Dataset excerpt

- - -

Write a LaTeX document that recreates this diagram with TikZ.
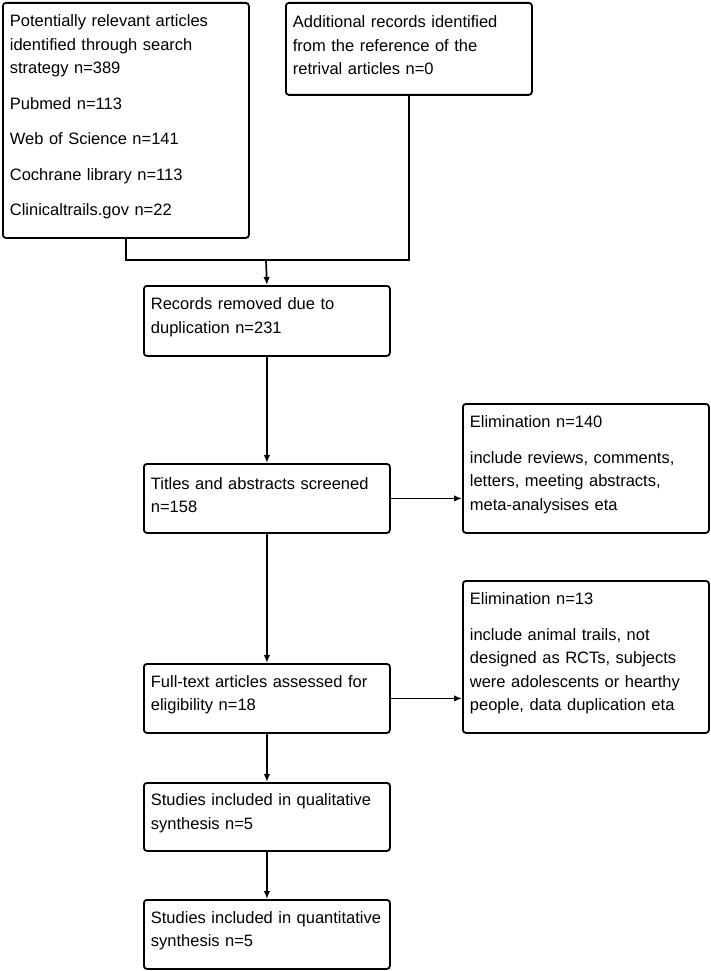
\documentclass[tikz,border=0pt]{standalone}
\usepackage{fontspec}
\setmainfont{Liberation Sans}
\usetikzlibrary{arrows.meta}

\begin{document}
\begin{tikzpicture}[x=1pt,y=-1pt,
    arr/.style={-{Latex[length=8pt,width=6.5pt]},line width=1.7pt}]
\useasboundingbox (0,0) rectangle (711,971);
\begin{scope}[every node/.style={draw,line width=1.8pt,rounded corners=3pt,
              anchor=north west,text width=232pt,inner xsep=7pt,align=left,
              font=\fontsize{16.5}{23.5}\selectfont,
              execute at end node={\endgraf\kern7pt}}]
    \node[minimum height=235pt] (srch) at (2,2)
        {Potentially relevant articles\\ identified through search\\ strategy n=389\\[12pt]
         Pubmed n=113\\[12pt] Web of Science n=141\\[12pt]
         Cochrane library n=113\\[12pt] Clinicaltrails.gov n=22};
    \node[minimum height=92pt]  (addl) at (285,2)
        {Additional records identified\\ from the reference of the\\ retrival articles n=0};
    \node[minimum height=70pt]  (dup)   at (143,285) {Records removed due to\\ duplication n=231};
    \node[minimum height=69pt]  (scr)   at (143,463) {Titles and abstracts screened\\ n=158};
    \node[minimum height=129pt] (exc1)  at (462,403)
        {Elimination n=140\\[12pt] include reviews, comments,\\ letters, meeting abstracts,\\ meta-analysises eta};
    \node[minimum height=69pt]  (full)  at (143,663) {Full-text articles assessed for\\ eligibility n=18};
    \node[minimum height=152pt] (exc2)  at (462,580)
        {Elimination n=13\\[12pt] include animal trails, not\\ designed as RCTs, subjects\\ were adolescents or hearthy\\ people, data duplication eta};
    \node[minimum height=68pt]  (qual)  at (143,782) {Studies included in qualitative\\ synthesis n=5};
    \node[minimum height=69pt]  (quant) at (143,899) {Studies included in quantitative\\ synthesis n=5};
\end{scope}

\coordinate (mrg) at (266,260);
\draw[line width=1.7pt] (srch.south) |- (mrg) -| (addl.south);
\draw[arr] (mrg) -- (dup.north);
\draw[arr] (dup) -- (scr);
\draw[arr] (scr.east) -- (scr.east -| exc1.west);
\draw[arr] (scr) -- (full);
\draw[arr] (full.east) -- (full.east -| exc2.west);
\draw[arr] (full) -- (qual);
\draw[arr] (qual) -- (quant);
\end{tikzpicture}
\end{document}
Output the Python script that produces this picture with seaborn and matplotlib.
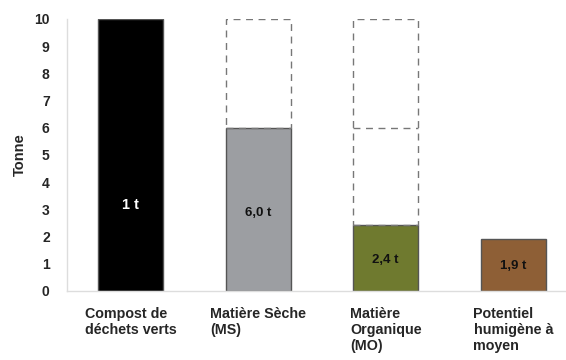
import matplotlib
matplotlib.use("Agg")
import matplotlib.pyplot as plt
import seaborn as sns
import pandas as pd

categories = ["Compost de\ndéchets verts", "Matière Sèche\n(MS)", "Matière\nOrganique\n(MO)", "Potentiel\nhumigène à\nmoyen"]
values = [10.0, 6.0, 2.4, 1.9]
bar_labels = ["1 t", "6,0 t", "2,4 t", "1,9 t"]
label_heights = [3.16, 2.87, 1.14, 0.92]
label_colors = ["white", "#111111", "#111111", "#111111"]
bar_colors = ["#000000", "#9c9ea2", "#6f7a2f", "#8e5f36"]
# dashed "ghost" boxes: category index, bottom, top
ghost_cat = [1, 2]
ghost_bottom = [6.0, 2.4]
ghost_top = [10.0, 10.0]
# dashed divider inside ghost box: category index, level
divider_cat = [2]
divider_level = [6.0]
yticks = list(range(0, 11))

sns.set_theme(style="white")
plt.rcParams["font.family"] = ["Liberation Sans", "DejaVu Sans"]
plt.rcParams["font.weight"] = "bold"

fig = plt.figure(figsize=(5.66, 3.6), dpi=100)
ax = fig.add_axes([67/566, 69.3/360, 1 - 67/566, 271.7/360])

df = pd.DataFrame({"cat": categories, "val": values})
sns.barplot(data=df, x="cat", y="val", hue="cat", palette=bar_colors, legend=False,
            width=0.51, edgecolor="#555555", linewidth=1, saturation=1, ax=ax)

dash = (0, (5, 4))
for c, b, t in zip(ghost_cat, ghost_bottom, ghost_top):
    ax.bar(c, t - b, bottom=b, width=0.51, fill=False, edgecolor="#777777",
           linestyle=dash, linewidth=1)
for c, lv in zip(divider_cat, divider_level):
    ax.hlines(lv, c - 0.255, c + 0.255, colors="#777777", linestyles=dash, linewidth=1)

for i, (lab, h, col) in enumerate(zip(bar_labels, label_heights, label_colors)):
    ax.text(i, h, lab, ha="center", va="center", color=col,
            fontsize=10.5 if i == 0 else 9.5, fontweight="bold")

ax.set_yticks(yticks)
ax.set_yticklabels([str(v) for v in yticks], fontsize=10, fontweight="bold")
ax.set_xticks(range(len(categories)))
ax.set_xticklabels(categories, fontsize=10.3, fontweight="bold", ha="center",
                   multialignment="left", va="top", linespacing=1.15)
ax.set_xticks([-0.5, 0.5, 1.5, 2.5], minor=True)
ax.set_xlim(-0.5, (566 - 67) / 127.5 - 0.5)
ax.set_ylim(0, 10)
ax.tick_params(axis="x", which="major", length=0, pad=12)
ax.tick_params(axis="x", which="minor", length=7.5, color="#cccccc", width=1, direction="out")
ax.tick_params(axis="y", length=7.5, color="#cccccc", width=1, pad=5, direction="out")
ax.set_xlabel("")
ax.set_ylabel("Tonne", fontsize=10.5, fontweight="bold", labelpad=5)

for s in ["top", "right"]:
    ax.spines[s].set_visible(False)
for s in ["left", "bottom"]:
    ax.spines[s].set_color("#dddddd")
    ax.spines[s].set_linewidth(1)

fig.savefig("out.png", dpi=100)
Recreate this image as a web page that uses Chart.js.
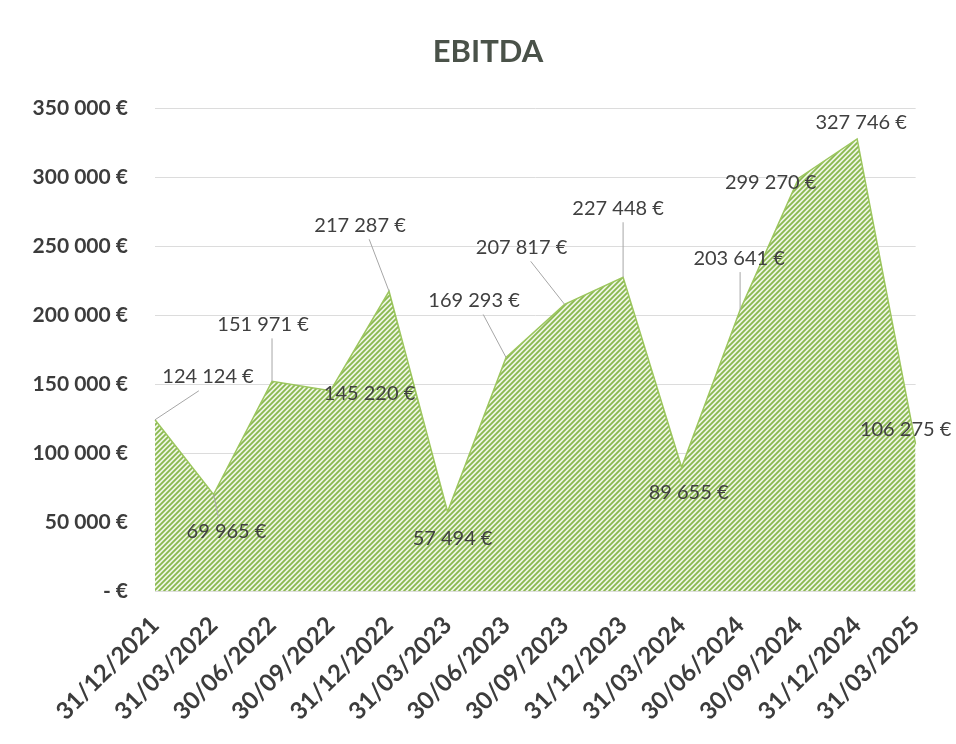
<!DOCTYPE html>
<html>
<head>
<meta charset="utf-8">
<script src="https://cdn.jsdelivr.net/npm/chart.js@4.4.1/dist/chart.umd.min.js"></script>
<style>
  html, body { margin: 0; padding: 0; background: #ffffff; }
  #wrap { width: 956px; height: 744px; position: relative; }
</style>
</head>
<body>
<div id="wrap"><canvas id="c" width="956" height="744"></canvas></div>
<script>
// ---- Data ----
const categories = ["31/12/2021","31/03/2022","30/06/2022","30/09/2022","31/12/2022","31/03/2023","30/06/2023","30/09/2023","31/12/2023","31/03/2024","30/06/2024","30/09/2024","31/12/2024","31/03/2025"];
const ebitda = [124124, 69965, 151971, 145220, 217287, 57494, 169293, 207817, 227448, 89655, 203641, 299270, 327746, 106275];
const yTicks = [0, 50000, 100000, 150000, 200000, 250000, 300000, 350000];
const chartTitle = "EBITDA";

// ---- Label layout (offset of label centre from its point, and whether a leader line is drawn) ----
const labelOffsets = [[53,-43],[13,37],[-9,-57],[39,3],[-29,-66],[5,27],[-32,-57],[-43,-57],[-5,-69],[7,25],[-1,-52],[-28,4],[4,-16],[-10,-15]];
const labelLeaders = [true,true,true,false,true,false,true,true,true,false,true,false,false,false];

function fmt(v) {
  if (v === 0) return "- €";
  return String(v).replace(/\B(?=(\d{3})+(?!\d))/g, " ") + " €";
}

function makeHatch() {
  const n = 5;
  const c = document.createElement("canvas");
  c.width = n; c.height = n;
  const g = c.getContext("2d");
  g.fillStyle = "#eff6e6";
  g.fillRect(0, 0, n, n);
  g.strokeStyle = "#8ab84f";
  g.lineWidth = 1.8;
  g.beginPath();
  g.moveTo(-1, n + 1); g.lineTo(n + 1, -1);
  g.moveTo(-1, 1); g.lineTo(1, -1);
  g.moveTo(n - 1, n + 1); g.lineTo(n + 1, n - 1);
  g.stroke();
  return g.createPattern(c, "repeat");
}

const dataLabelPlugin = {
  id: "dataLabels",
  afterDatasetsDraw(chart) {
    const ctx = chart.ctx;
    const meta = chart.getDatasetMeta(0);
    ctx.save();
    ctx.font = "20px Lato";
    ctx.textAlign = "center";
    ctx.textBaseline = "middle";
    meta.data.forEach((pt, i) => {
      const txt = fmt(ebitda[i]);
      const off = labelOffsets[i];
      const bx = pt.x + off[0], by = pt.y + off[1];
      const w = ctx.measureText(txt).width, h = 20;
      if (labelLeaders[i]) {
        const ax = Math.min(Math.max(pt.x, bx - w * 0.1), bx + w * 0.1);
        const ay = pt.y > by ? by + h / 2 + 4 : by - h / 2 - 4;
        ctx.strokeStyle = "#a6a6a6";
        ctx.lineWidth = 1;
        ctx.beginPath();
        ctx.moveTo(ax, ay);
        ctx.lineTo(pt.x, pt.y);
        ctx.stroke();
      }
      ctx.fillStyle = "#404040";
      ctx.fillText(txt, bx, by);
    });
    ctx.restore();
  }
};

// Draws the title text (slightly right of canvas centre, as in the original) inside the space reserved by the Chart.js title block
const titlePlugin = {
  id: "shiftedTitle",
  afterDraw(chart) {
    const tb = chart.titleBlock;
    const ctx = chart.ctx;
    ctx.save();
    ctx.font = "bold 31px Lato";
    ctx.fillStyle = "#4a5249";
    ctx.textAlign = "center";
    ctx.textBaseline = "middle";
    const y = tb.top + 33 + (31 * 1.2) / 2;
    ctx.fillText(chartTitle, chart.width / 2 + 10, y);
    ctx.restore();
  }
};

new Chart(document.getElementById("c"), {
  type: "line",
  data: {
    labels: categories,
    datasets: [{
      data: ebitda,
      fill: "origin",
      backgroundColor: makeHatch(),
      borderColor: "#9cc65e",
      borderWidth: 1.5,
      pointRadius: 0,
      tension: 0
    }]
  },
  options: {
    responsive: false,
    animation: false,
    layout: { padding: { left: 0, right: 38, top: 0, bottom: 0 } },
    plugins: {
      legend: { display: false },
      tooltip: { enabled: false },
      title: {
        display: true,
        text: chartTitle,
        color: "rgba(0,0,0,0)",
        font: { family: "Lato", size: 31, weight: "bold" },
        padding: { top: 33, bottom: 38 }
      }
    },
    scales: {
      x: {
        offset: false,
        grid: { display: false, drawTicks: false },
        border: { display: false },
        ticks: {
          autoSkip: false,
          maxRotation: 45,
          minRotation: 45,
          padding: 20,
          color: "#3c3c3c",
          font: { family: "Lato", size: 24, weight: "bold" }
        },
        afterFit(s) { s.height = 153; }
      },
      y: {
        min: 0,
        max: 350000,
        afterBuildTicks(s) { s.ticks = yTicks.map(v => ({ value: v })); },
        grid: { color: "#dcdcdc", drawTicks: false, lineWidth: 1 },
        border: { display: false },
        ticks: {
          padding: 27,
          color: "#3c3c3c",
          font: { family: "Lato", size: 21, weight: "bold" },
          callback: (v) => fmt(v)
        },
        afterFit(s) { s.width = 155; }
      }
    }
  },
  plugins: [dataLabelPlugin, titlePlugin]
});
</script>
</body>
</html>
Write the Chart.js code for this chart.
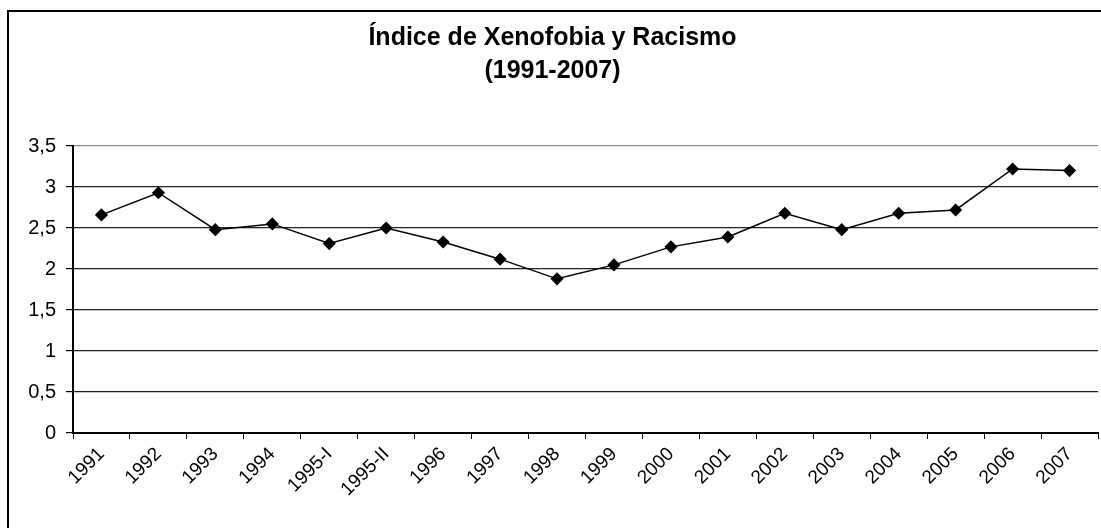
<!DOCTYPE html>
<html>
<head>
<meta charset="utf-8">
<script src="https://cdn.jsdelivr.net/npm/chart.js@4.4.0/dist/chart.umd.min.js"></script>
<style>
  html, body { margin: 0; padding: 0; background: #fff; overflow: hidden; }
  #frame {
    position: absolute; left: 7px; top: 10px;
    width: 1200px; height: 600px;
    border: 2px solid #000;
  }
  #wrap { position: absolute; left: 0; top: 0; width: 1105px; height: 528px; }
</style>
</head>
<body>
<div id="frame"></div>
<div id="wrap"><canvas id="chart"></canvas></div>
<script>
const years = ['1991', '1992', '1993', '1994', '1995-I', '1995-II', '1996', '1997', '1998',
  '1999', '2000', '2001', '2002', '2003', '2004', '2005', '2006', '2007']
const indexValues = [2.66, 2.93, 2.48, 2.55, 2.31, 2.50, 2.33, 2.12, 1.88,
  2.05, 2.27, 2.39, 2.68, 2.48, 2.68, 2.72, 3.22, 3.20]
const titleLines = ['Índice de Xenofobia y Racismo', '(1991-2007)']

const fontFamily = '"Liberation Sans", Arial, sans-serif'

const config = {
  type: 'line',
  data: {
    labels: years,
    datasets: [{
      label: 'Índice',
      data: indexValues,
      borderColor: '#000',
      backgroundColor: '#000',
      borderWidth: 1.5,
      tension: 0,
      pointStyle: 'rectRot',
      pointRadius: 5.5,
      pointBackgroundColor: '#000',
      pointBorderColor: '#000',
    }],
  },
  options: {
    responsive: true,
    maintainAspectRatio: false,
    animation: false,
    layout: { padding: 0 },
    scales: {
      x: {
        type: 'category',
        offset: true,
        afterFit: (s) => { s.height = 95 },
        grid: {
          offset: true,
          drawOnChartArea: true,
          color: (ctx) => (ctx.index === years.length ? '#8c8c8c' : 'rgba(0,0,0,0)'),
          tickColor: '#000',
          tickLength: 6,
          lineWidth: 1,
        },
        border: { color: '#000', width: 2 },
        ticks: {
          color: '#000',
          font: { family: fontFamily, size: 19 },
          minRotation: 45,
          maxRotation: 45,
          autoSkip: false,
          padding: 4,
        },
      },
      y: {
        min: 0,
        max: 3.5,
        afterFit: (s) => { s.width = 73 },
        grid: {
          color: (ctx) => (ctx.tick && ctx.tick.value === 3.5 ? '#8c8c8c' : '#222'),
          tickColor: '#000',
          tickLength: 7,
          lineWidth: 1.2,
        },
        border: { color: '#000', width: 2 },
        ticks: {
          stepSize: 0.5,
          color: '#000',
          font: { family: fontFamily, size: 20 },
          padding: 10,
          callback: (v) => String(v).replace('.', ','),
        },
      },
    },
    plugins: {
      legend: { display: false },
      tooltip: { enabled: false },
      title: {
        display: true,
        text: titleLines,
        color: '#000',
        font: { family: fontFamily, size: 25, weight: 'bold', lineHeight: 1.32 },
        padding: { top: 22, bottom: 58 },
      },
    },
  },
}

new Chart(document.getElementById('chart').getContext('2d'), config)
</script>
</body>
</html>
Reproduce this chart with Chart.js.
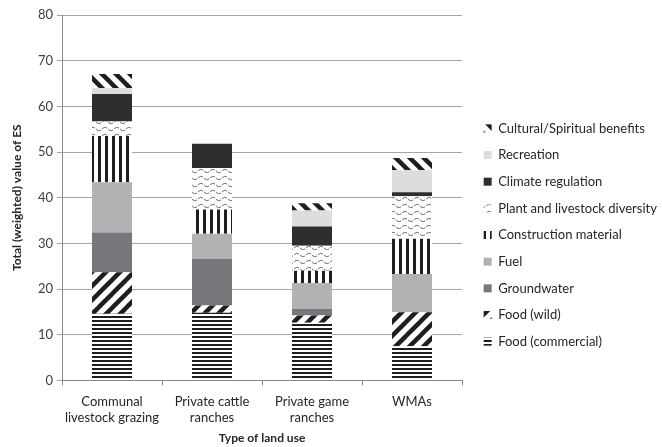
<!DOCTYPE html>
<html>
<head>
<meta charset="utf-8">
<script src="https://cdn.jsdelivr.net/npm/chart.js@4.4.1/dist/chart.umd.min.js"></script>
<style>
  html,body{margin:0;padding:0;background:#fff;}
  #wrap{width:662px;height:447px;position:relative;}
</style>
</head>
<body>
<div id="wrap"><canvas id="c" width="662" height="447"></canvas></div>
<script>
const categories = [["Communal","livestock grazing"],["Private cattle","ranches"],["Private game","ranches"],"WMAs"];
const seriesNames = ["Food (commercial)","Food (wild)","Groundwater","Fuel","Construction material","Plant and livestock diversity","Climate regulation","Recreation","Cultural/Spiritual benefits"];
const foodCommercial = [14.6, 14.8, 12.6, 7.5];
const foodWild       = [9.1, 1.6, 1.6, 7.4];
const groundwater    = [8.7, 10.2, 1.5, 0];
const fuel           = [11.0, 5.5, 5.6, 8.4];
const construction   = [10.1, 5.3, 2.7, 7.7];
const plantDiversity = [3.2, 9.1, 5.5, 9.3];
const climate        = [6.0, 5.3, 4.2, 0.9];
const recreation     = [1.3, 0, 3.5, 4.8];
const cultural       = [3.1, 0, 1.6, 2.7];
const yTicks = [0,10,20,30,40,50,60,70,80];

function tile(w, h, draw){
  const c = document.createElement('canvas'); c.width = w; c.height = h;
  const g = c.getContext('2d');
  g.fillStyle = '#fff'; g.fillRect(0,0,w,h);
  draw(g, w, h);
  return document.getElementById('c').getContext('2d').createPattern(c, 'repeat');
}
const pHoriz = tile(4,4,(g)=>{g.fillStyle='#1e1e1e';g.fillRect(0,0,4,2);});
const pSlash = tile(14,14,(g)=>{g.strokeStyle='#1e1e1e';g.lineWidth=4.5;g.lineCap='square';
  for(let k=-14;k<=28;k+=14){g.beginPath();g.moveTo(k,14);g.lineTo(k+14,0);g.stroke();}});
const pBack = tile(14,14,(g)=>{g.strokeStyle='#1e1e1e';g.lineWidth=4.5;g.lineCap='square';
  for(let k=-14;k<=28;k+=14){g.beginPath();g.moveTo(k,0);g.lineTo(k+14,14);g.stroke();}});
const pVert = tile(7,7,(g)=>{g.fillStyle='#1e1e1e';g.fillRect(0,0,3,7);});
const pWave = tile(12,7,(g)=>{g.strokeStyle='#555';g.lineWidth=1;g.beginPath();
  for(let x=0;x<=12;x+=0.5){const y=3+1.6*Math.sin(x/12*2*Math.PI); if(x===0)g.moveTo(x,y); else g.lineTo(x,y);} g.stroke();
  g.fillStyle='#fff'; g.fillRect(5,0,1,7); g.fillRect(11,0,1,7);});

const fills = [pHoriz, pSlash, '#77787b', '#b1b2b4', pVert, pWave, '#2e2e2e', '#dcdddf', pBack];
const values = [foodCommercial, foodWild, groundwater, fuel, construction, plantDiversity, climate, recreation, cultural];

const datasets = seriesNames.map((n,i)=>({
  label: n, data: values[i], backgroundColor: fills[i], borderWidth: 0,
  categoryPercentage: 0.8, barPercentage: 0.5
}));

const FONT = "Lato, 'Liberation Sans', sans-serif";
Chart.defaults.font.family = FONT;
Chart.defaults.color = '#404040';

const LEGEND_W = 200;       // width reserved on the right for the legend
const LEGEND_GAP = 8;       // gap between plot edge and legend
const LEGEND_SHIFT_Y = 5;   // vertical nudge of the legend block

const legendPlacer = {
  id: 'legendPlacer',
  afterInit(chart){
    const l = chart.legend;
    const fit = l.fit.bind(l);
    l.fit = function(){ fit(); this.width = LEGEND_W; };
  },
  afterLayout(chart){
    const l = chart.legend;
    l.left = chart.chartArea.right + LEGEND_GAP;
    l.right = l.left + LEGEND_W;
    l.top += LEGEND_SHIFT_Y; l.bottom += LEGEND_SHIFT_Y;
  }
};

function build(){
  new Chart(document.getElementById('c'), {
    type: 'bar',
    data: { labels: categories, datasets },
    plugins: [legendPlacer],
    options: {
      responsive: false, animation: false,
      devicePixelRatio: 1,
      layout: { padding: { top: 15, left: 0, right: 0, bottom: 2 } },
      plugins: {
        tooltip: { enabled: false },
        legend: {
          position: 'right', reverse: true,
          labels: { boxWidth: 8, boxHeight: 8, padding: 13.66, color: '#262626',
            font: { size: 13, family: FONT } }
        }
      },
      scales: {
        x: {
          stacked: true,
          grid: { display: true, drawOnChartArea: false, drawTicks: true, tickLength: 5, color: '#888', offset: true },
          border: { color: '#888' },
          ticks: { color: '#262626', font: { size: 13 }, padding: 9, maxRotation: 0 },
          title: { display: true, text: 'Type of land use', color: '#262626', font: { size: 12, weight: 'bold' }, padding: { top: -4, bottom: 0 } }
        },
        y: {
          stacked: true, min: 0, max: 80,
          afterFit: (s) => { s.width = 62; },
          afterBuildTicks: (s) => { s.ticks = yTicks.map(v=>({value:v})); },
          grid: { color: '#a6a6a6', tickLength: 5 },
          border: { color: '#888' },
          ticks: { color: '#404040', font: { size: 13 }, padding: 4 },
          title: { display: true, text: 'Total (weighted) value of ES', color: '#262626', font: { size: 12, weight: 'bold' }, padding: { top: 10, bottom: 4 } }
        }
      }
    }
  });
}
if (document.fonts && document.fonts.load) {
  Promise.all([document.fonts.load("13px Lato"), document.fonts.load("bold 12px Lato")]).then(build, build);
} else { build(); }
</script>
</body>
</html>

- - -

Give nothing but the number of lines containing the string "that".

**Result**. 3